Well, for starters, they probably shouldn’t be doing business with them, which is exactly what some smaller retailers are pondering.

These retailers are considering using Amazon to list their products. The listings on Amazon will redirect shoppers to the retailer’s online site. The use of Amazon as essentially an advertising agent would undoubtedly lead to increased online traffic for these retailers, but it would come at a cost.

How high of a cost? Well, Doctor Faustus sold his soul to the devil for supreme knowledge and power. In doing business with Amazon, these retailers would essentially be doing the same, minus the knowledge and power part.

Listing other retailers’ products on its site works both ways: just as the retailers benefit from having their products on Amazon, Amazon benefits by increasing its own appeal as an end-all online retailer.

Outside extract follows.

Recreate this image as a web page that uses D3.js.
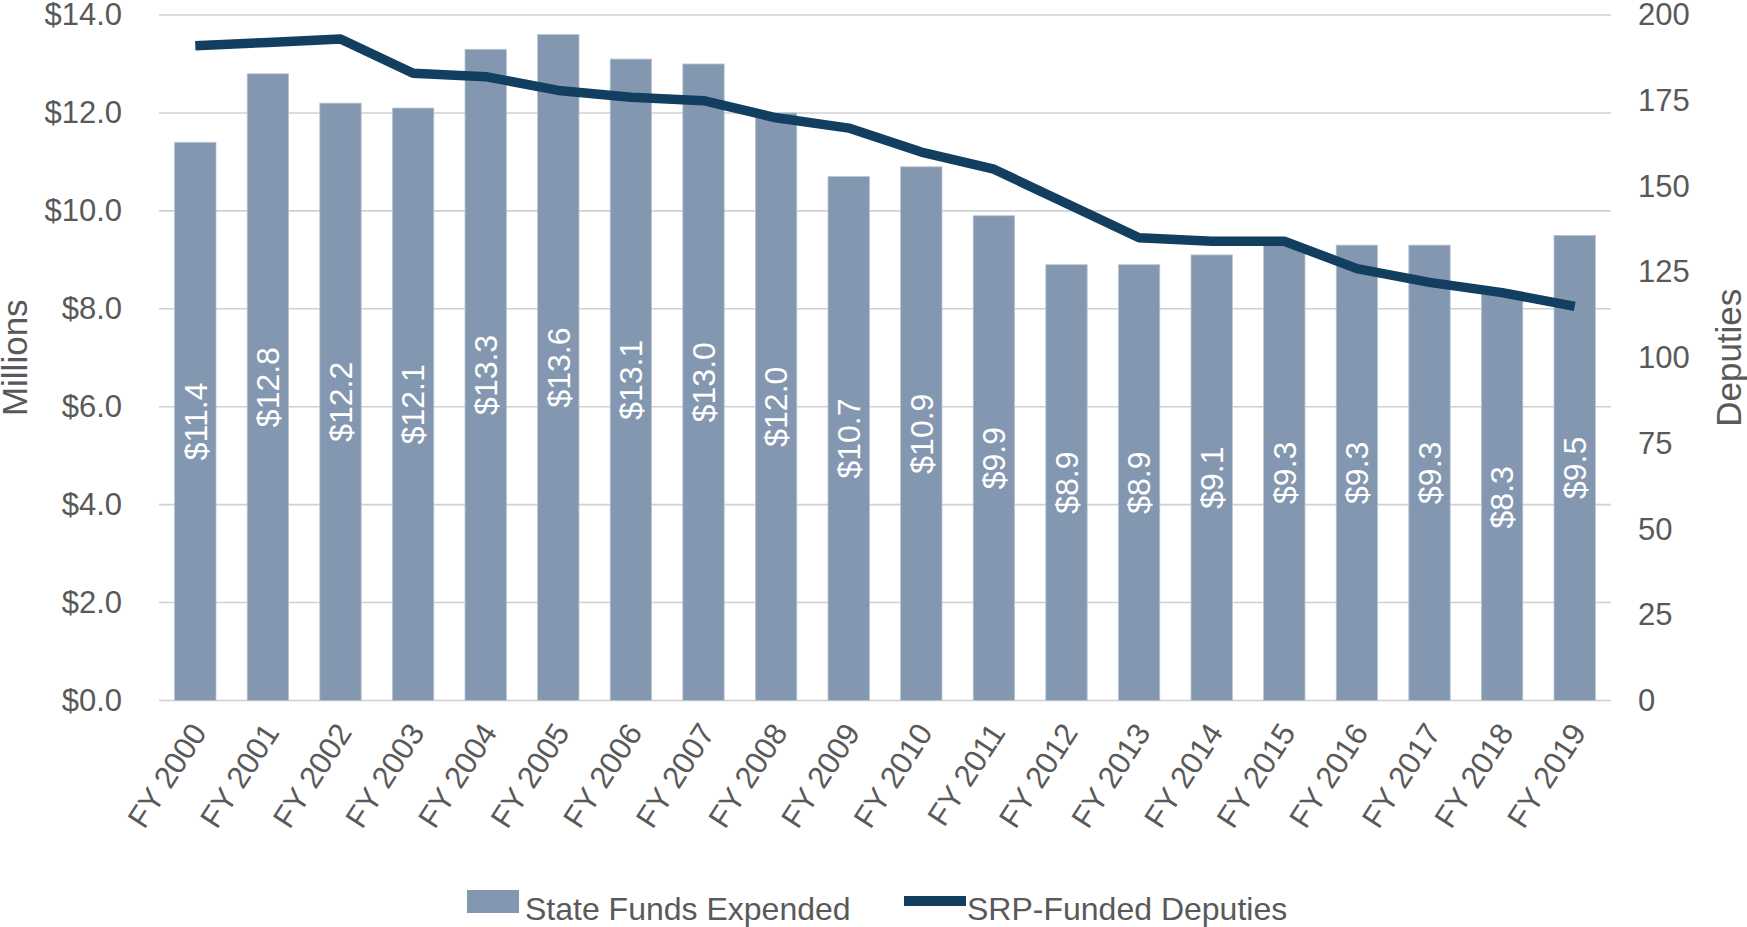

By increasing its appeal, Amazon also increases the attractiveness of its unique “Prime” membership, which will soon increase in price. More members at a higher cost would yield enormous dividends.

There’s also the “lab rat” factor to consider. By using Amazon as a listing agent, these retailers relinquish the listings themselves to Amazon, meaning that Amazon would control how the listing is designed and organized on its site. Amazon can use these listings as lab rats to experiment on what exactly goes into making the perfect online listing by playing with a range of factors — product placement, photos, descriptions and the like. Amazon could then use this information to enhance its own listings.

Lastly, there is the matter of fees that Amazon would collect for its troubles.

When all is said and done, the retailers would receive the increased traffic, but Amazon would receive increased traffic of its own, along with consumer data that may prove much more valuable. The fees it collects are just the icing on the cake.

Some might call this a win-win, but really it’s more of a win-huge win in favor of Amazon.

As far as adapting to the new online shopping era, retailers should focus on developing their own websites, disinvesting from their brick and mortar locations, and finding other avenues to increase traffic to said websites that don’t include Amazon.

Amazon is named after the world’s largest river, and the river may soon be much larger if any retailer is foolish enough to dive in.